Can you repeat the question, please?
Bisecting. Bisecting is this great, wonderful, debugging feature, where you essentially … If you’re not familiar with bisecting, what you do is, you pick a revision that you know to be okay. And then you pick a revision, presumably whatever the latest thing is, and you say that this is bad. And then you want to figure out when it became bad exactly. It’s a very valuable tool for finding a bug that you have no idea what could possibly have caused this bug.
And then what Git or Mercurial will do, is they will take you topologically halfway in between. And then you look there and you’ll say, “Does this still have the bug?” And if yes, you look at this new subset. If no, you look at that. And then you do this binary search through your commits and then you find the commit that introduced the bug.
It’s super nice and really valuable and we don’t have it at all. The fact that we do these constant merges that we call rebases in order to keep up with upstream, means that you can bisect but where you’re using Mercurial, it is a tool that is available to you.

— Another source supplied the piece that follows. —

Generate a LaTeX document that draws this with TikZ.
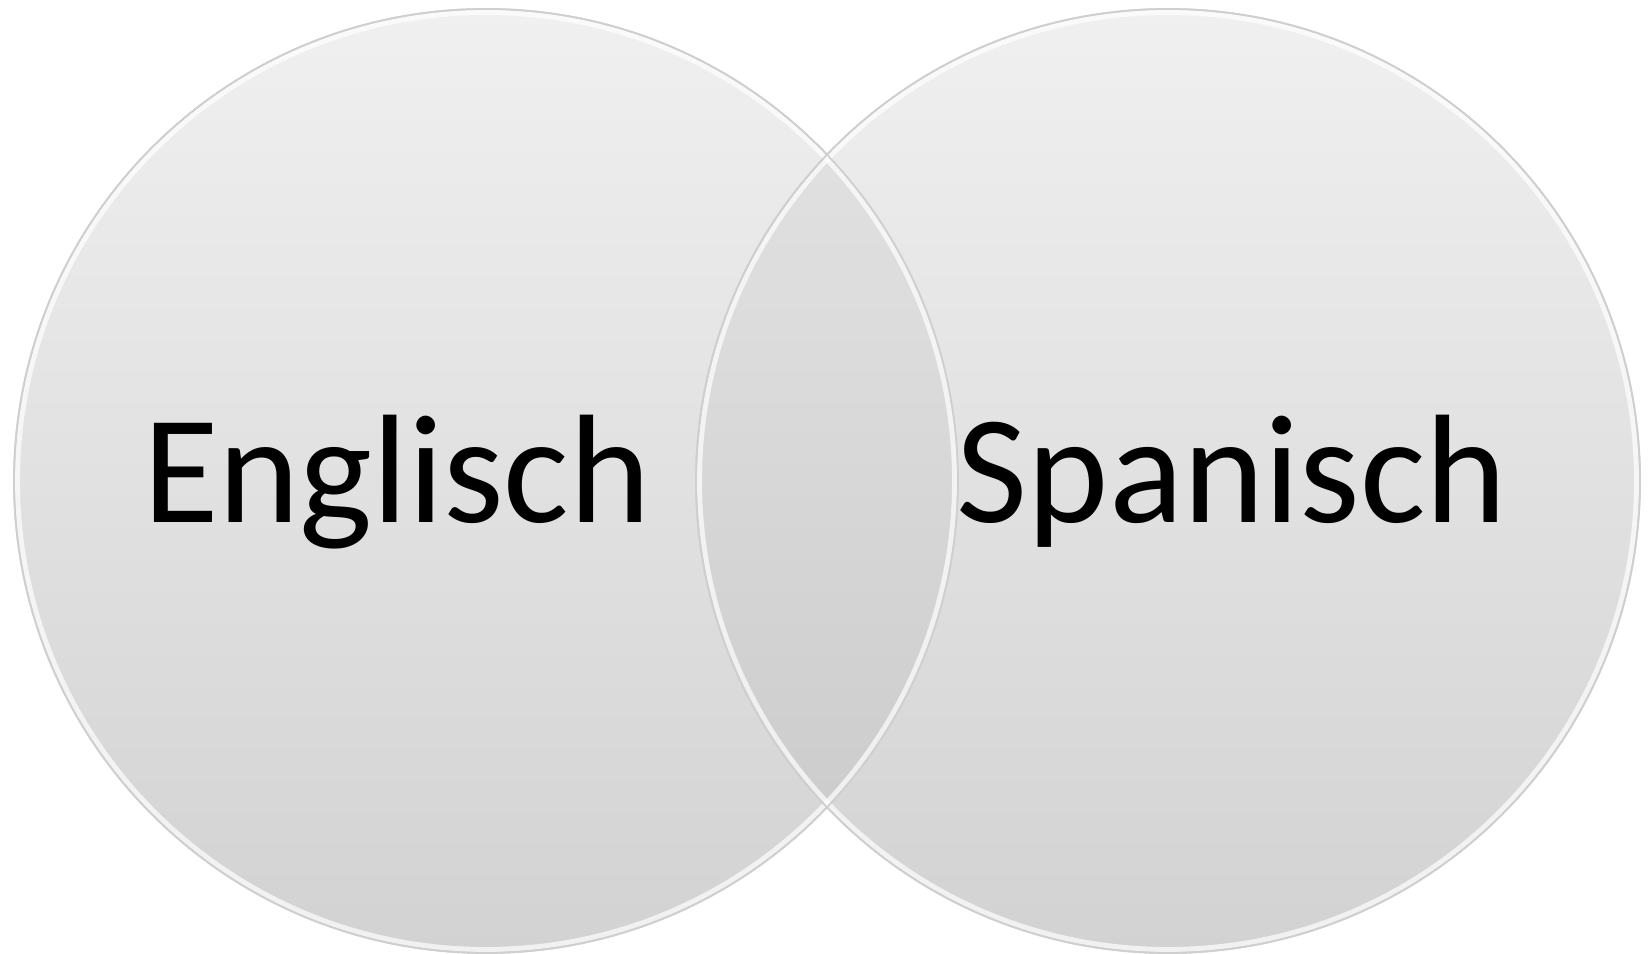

And it will find the merge commit. And then you bisect, dash dash extend, and you follow that tree. And you find another merge commit. It’s extremely painful.
But we keep a history at the feature level. This is not something that I’ve implemented but something I’ve often been, “Oh, man, I should really write this,” which is to do bisection at the branch level. Only look at the points in time in which you have released a branch into its parent and then bisect them that way. But we don’t have that, and it is annoying.
Yeah?
You hit about this idea of everyone can mess around with your code, everyone [crosstalk 00:54:52]. And you also have file level of owners. Those two things seem to be in conflict.
Yeah. File owners, really the only thing that it means is, if review has finished and a branch has been merged into Master, and there are still CRs in it, then those CRs, instead of being assigned to the branch owner, they will be assigned to the file owner. They’re called CR-soons. This isn’t an immediate concern, but this is something we should fix soon. So you change a CR to a CR-soon, that makes your feature releasable, and then in your TODO you can see the CR-soons that are assigned to you and the files that they come from.
That’s all that file ownership really means. The file review obligations are much more … Yeah, that is the only thing that being an owner means. Those are the people who understand the file, and generally the owner is also a reviewer.
All right. Great. Around time. Thank you.